Na segunda metade da década de 1970, o MJDH passou paralelamente a trabalhar com a população, por considerar fundamental ter a sociedade civil organizada.
“Os sindicatos sofreram intervenção do Estado, com os seus dirigentes substituídos por militares da reserva. Também tivemos que começar a organizar os trabalhadores para recuperarem seu espaço sindical.”
"Foi assim que começamos uma tarefa - Jair continua contando- baseada na premissa que nos orienta até hoje: tudo com vocês, mas não por vocês".
O MJDH ajudou a formar 132 associações de moradores da região metropolitana de Porto Alegre a partir de sua atuação nas vilas populares (favelas).
Enquanto conversávamos, Jair relembrou um caso que resume de certa forma qual era o trabalho do movimento.
“No município de Alvorada, vários assentamentos foram formados, inclusive um que batizei de Campos Verdes, e desse trabalho surgiu uma líder comunitária.
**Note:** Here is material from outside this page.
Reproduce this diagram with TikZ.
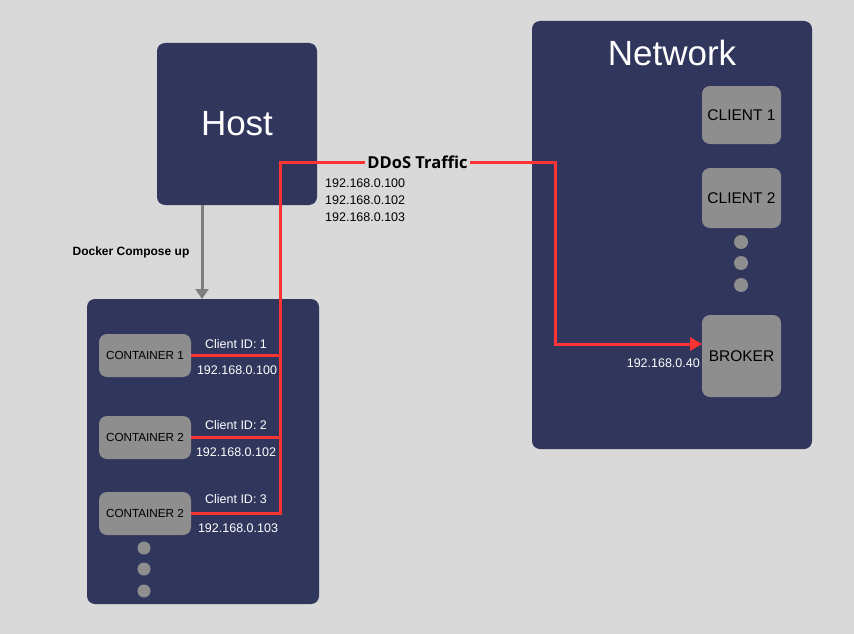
\documentclass[tikz,border=0pt]{standalone}
\usepackage{fontspec}
\setmainfont{Liberation Sans}
\newfontfamily\ddosfont{Open Sans}
\usetikzlibrary{positioning, calc, arrows.meta}

\definecolor{bgray}{HTML}{D9D9D9}
\definecolor{navy}{HTML}{31365C}
\definecolor{boxgray}{HTML}{8E8E8E}
\definecolor{ddosred}{HTML}{FF3333}
\definecolor{arrowgray}{HTML}{7F7F7F}

\tikzset{
    panel/.style={fill=navy, rounded corners=8pt, inner sep=0pt},
    unit/.style={fill=boxgray, rounded corners=8pt, inner sep=0pt, text=black, align=center},
    ddos/.style={draw=ddosred, line width=3pt},
    iplabel/.style={inner sep=0pt, font=\fontsize{12.5}{15}\selectfont}
}

\begin{document}
\begin{tikzpicture}[x=1pt, y=-1pt]
        % the background
        \fill[bgray] (0,0) rectangle (854,634);

        % host and network
        \node[panel, minimum width=160pt, minimum height=162pt, text=white,
              font=\fontsize{35}{40}\selectfont] (host) at (237,124) {Host};
        \node[panel, minimum width=280pt, minimum height=428pt] (network) at (672,235) {};
        \node[text=white, inner sep=0pt, font=\fontsize{35}{40}\selectfont] (nettitle) at (672,53) {Network};

        \node[unit, minimum width=79pt, minimum height=58pt, font=\fontsize{15.5}{18}\selectfont] (client1) at (741.5,115) {CLIENT 1};
        \node[unit, minimum width=79pt, minimum height=60pt, font=\fontsize{15.5}{18}\selectfont] (client2) at (741.5,198) {CLIENT 2};
        \node[unit, minimum width=79pt, minimum height=82pt, font=\fontsize{15.5}{18}\selectfont] (broker) at (741.5,356) {BROKER};
        \foreach \y in {242,263,285}
            \fill[boxgray] (741,\y) circle (7pt);

        % the containers
        \node[panel, minimum width=232pt, minimum height=305pt] (compose) at (203,451.5) {};
        \node[unit, minimum width=92pt, minimum height=43pt, font=\fontsize{11.7}{14}\selectfont] (con1) at (145,355.5) {CONTAINER 1};
        \node[unit, minimum width=92pt, minimum height=43pt, font=\fontsize{11.7}{14}\selectfont] (con2) at (145,437.5) {CONTAINER 2};
        \node[unit, minimum width=92pt, minimum height=43pt, font=\fontsize{11.7}{14}\selectfont] (con3) at (145,513.5) {CONTAINER 2};
        \foreach \y in {548,569,591}
            \fill[boxgray] (144,\y) circle (6.5pt);

        % docker compose arrow
        \coordinate (upfrom) at (202,205);
        \coordinate (upto) at (202,299);
        \draw[arrowgray, line width=3pt, -{Triangle[length=10pt, width=13pt]}] (upfrom) -- (upto);
        \node[inner sep=0pt, font=\bfseries\fontsize{12}{14}\selectfont] (composeup) at (131,252) {Docker Compose up};

        % ddos traffic
        \node[inner sep=0pt, font=\ddosfont\bfseries\fontsize{16.5}{19}\selectfont] (traffic) at (417.5,162) {DDoS Traffic};
        \coordinate (bend) at (280,162);
        \coordinate (turn) at (555,344);
        \coordinate (hit) at (702,344);
        \draw[ddos] (con1.east) -- (con1.east -| bend);
        \draw[ddos] (con2.east) -- (con2.east -| bend);
        \draw[ddos] (con3.east) -| (bend) -- ([xshift=-2pt]traffic.west);
        \draw[ddos, -{Triangle[length=12pt, width=13pt]}] ([xshift=2pt]traffic.east) -| (turn) -- (hit);

        % addresses
        \node[iplabel, anchor=west] (ip100) at (325,183) {192.168.0.100};
        \node[iplabel, anchor=west] (ip102) at (325,200) {192.168.0.102};
        \node[iplabel, anchor=west] (ip103) at (325,217) {192.168.0.103};
        \node[iplabel, anchor=east, text=white] (ipbroker) at (700,363) {192.168.0.40};

        \node[iplabel, text=white] (id1) at (236,344) {Client ID: 1};
        \node[iplabel, text=white] (addr1) at (237,370) {192.168.0.100};
        \node[iplabel, text=white] (id2) at (236,425) {Client ID: 2};
        \node[iplabel, text=white] (addr2) at (236,452) {192.168.0.102};
        \node[iplabel, text=white] (id3) at (236,499) {Client ID: 3};
        \node[iplabel, text=white] (addr3) at (238,528) {192.168.0.103};
\end{tikzpicture}
\end{document}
Chamava-se Niquinha, era uma mulher negra com uma enorme capacidade de mobilização.”
No assentamento não havia eletricidade ou água encanada.
“Então Niquinha começou a organizar uma mobilização para exigir que o governo de Porto Alegre levasse serviços públicos para a região. Um dia fomos com vários ônibus cheios de gente ao Palácio Piratini e o governador não teve escolha a não ser nos atender porque quase entrou em choque ao ver tanta gente.”
A energia elétrica não demorou a chegar, porém não foi assim com a água. Tanto a empresa que fazia esse trabalho para o município como o prefeito ficavam jogando a responsabilidade um no colo do outro.
"Então Niquinha organizou uma ocupação dos galpões onde a prefeitura guardava as máquinas para abrir os canos de água, conseguindo assim ambos os serviços", conta Jair divertido.
Ele lembra também que em Canoas foram organizados cursos de alfabetização com o método Paulo Freire e as comunidades estavam sendo capacitadas em como agir diante de prisões arbitrárias.
“Elaboramos um material didático em forma de cartilha, mas percebemos que ninguém lia. Como no Brasil a cultura audiovisual sempre esteve profundamente enraizada, mudamos os métodos e produzimos um audiovisual onde explicávamos as ilegalidades presentes nos procedimentos de prisão policial.”
No final de 1978, a ditadura brasileira anunciou que em 31 de dezembro o AI-5 seria anulado. Em janeiro de 1979, a criação do movimento começou a ganhar forma. Nesse processo foi organizado um seminário intitulado "Justiça e Direitos Humanos", que ocorreria entre os dias 23 e 25 de março.
“No final do seminário propusemos a criação formal do Movimento de Justiça e Direitos Humanos. O estatuto foi aprovado e a primeira diretiva foi eleita”
Para completar a formação do MJDH, a organização teve que ser registrada e foi então que eles tiveram uma resposta surpreendente do Registro Civil.
“Naquela época, o chefe do registro nos negou status legal. Mas pedimos que deixassem um registro escrito para podermos recorrer à justiça, que nos deu razão e então pudemos fazer o registro em 11 de agosto de 1980.
O MJDH trabalhava em núcleos e equipes: o do movimento sindical, o de alfabetização, o do movimento popular, o de indígenas, o de violência policial...
"Depois da ditadura, começamos a trabalhar com a AGAPAN, organização ambientalista liderada por José Lutzenberger, porque vimos que a luta pelos direitos humanos estava indo nessa direção."
Para Jair e o MJDH, a grande questão dos direitos humanos no século XXI é a defesa do meio ambiente.
Nos últimos anos, em conjunto com organizações ambientalistas e de trabalhadores como a Rel UITA, o Movimento tem trabalhado na conscientização em torno da defesa do meio ambiente.
“Acreditamos se tratar da defesa da própria vida, do que vamos deixar para outras gerações”, diz Krischke.
Para concluir a nossa longa conversa, pergunto ao Jair quanto tempo ele vai trabalhar e ele responde rindo: “Até quando o meu corpo e minha cabeça me permitam, porque basicamente não sei fazer outra coisa”.